A gestão que o Direito esqueceu de ensinar
O ensino jurídico no Brasil parece ter parado no tempo. Enquanto o mundo fala em inovação, gestão e tecnologia, algumas faculdades de Direito ainda formam profissionais para um mercado que não existe mais. Sai o aluno, entra o advogado, e o choque é imediato. Saber a teoria não basta. É preciso entender de gestão, estratégia, pessoas e resultados. Mas ninguém ensina isso.
A ausência desse conteúdo na formação jurídica criou uma geração de profissionais que sabem litigar, mas não sabem liderar. E o impacto é visível: escritórios quebram por má administração, departamentos jurídicos se perdem em burocracias e talentos se frustram em ambientes sem estrutura de crescimento. Quando o advogado precisa assumir um papel de gestor, descobre que o Direito não o preparou para isso.

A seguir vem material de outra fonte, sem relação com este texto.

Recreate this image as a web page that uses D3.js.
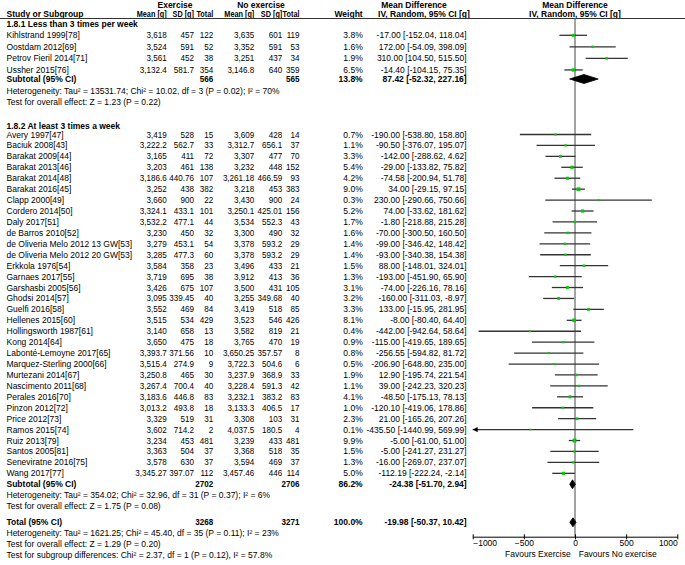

Se para os homens essa transição já é difícil, para as mulheres ela é ainda mais árdua. A desigualdade de gênero atravessa toda a cadeia da liderança jurídica. A ONU vem alertando há anos: quanto maior o nível de decisão, menor a presença feminina. No Direito, essa realidade é gritante. Embora as mulheres sejam maioria nas universidades e nos concursos públicos, continuam minoria nas posições de comando.
Há, porém, uma área que começa a mudar esse cenário: a gestão jurídica. Em poucos anos, ela deixou de ser um tema secundário para se tornar uma especialidade em ascensão. Cursos e consultorias começam a preencher o espaço que a graduação deixou vazio, oferecendo capacitação prática em gestão administrativa, finanças, tecnologia e liderança.
Mas isso ainda é pouco. Precisamos repensar o modelo de ensino jurídico e valorizar competências que ultrapassam o domínio técnico. O futuro do Direito depende de profissionais que saibam unir conhecimento jurídico e visão estratégica; e de mulheres que encontrem, finalmente, espaço para liderar. Formar gestores é urgente. Formar líderes diversos é indispensável.
O avanço da gestão jurídica também exige uma mudança de mentalidade dentro das próprias instituições. Escritórios e departamentos precisam enxergar que gestão não é custo, é investimento. Estruturar processos, adotar tecnologia e desenvolver lideranças não enfraquece o trabalho jurídico, mas fortalece. A boa gestão libera tempo, reduz erros e aumenta a qualidade das entregas. Mais do que isso, cria ambientes sustentáveis, capazes de reter talentos e impulsionar a inovação.
Ao mesmo tempo, é fundamental que o protagonismo feminino nessa transformação seja reconhecido e incentivado. As mulheres têm se destacado justamente nas competências que o Direito negligenciou: empatia, comunicação, inteligência emocional e visão sistêmica. São habilidades essenciais para conduzir equipes, negociar e inovar. Valorizar essas qualidades não é apenas uma questão de justiça, mas de estratégia, porque o futuro da advocacia será moldado por quem souber gerir com propósito e sensibilidade.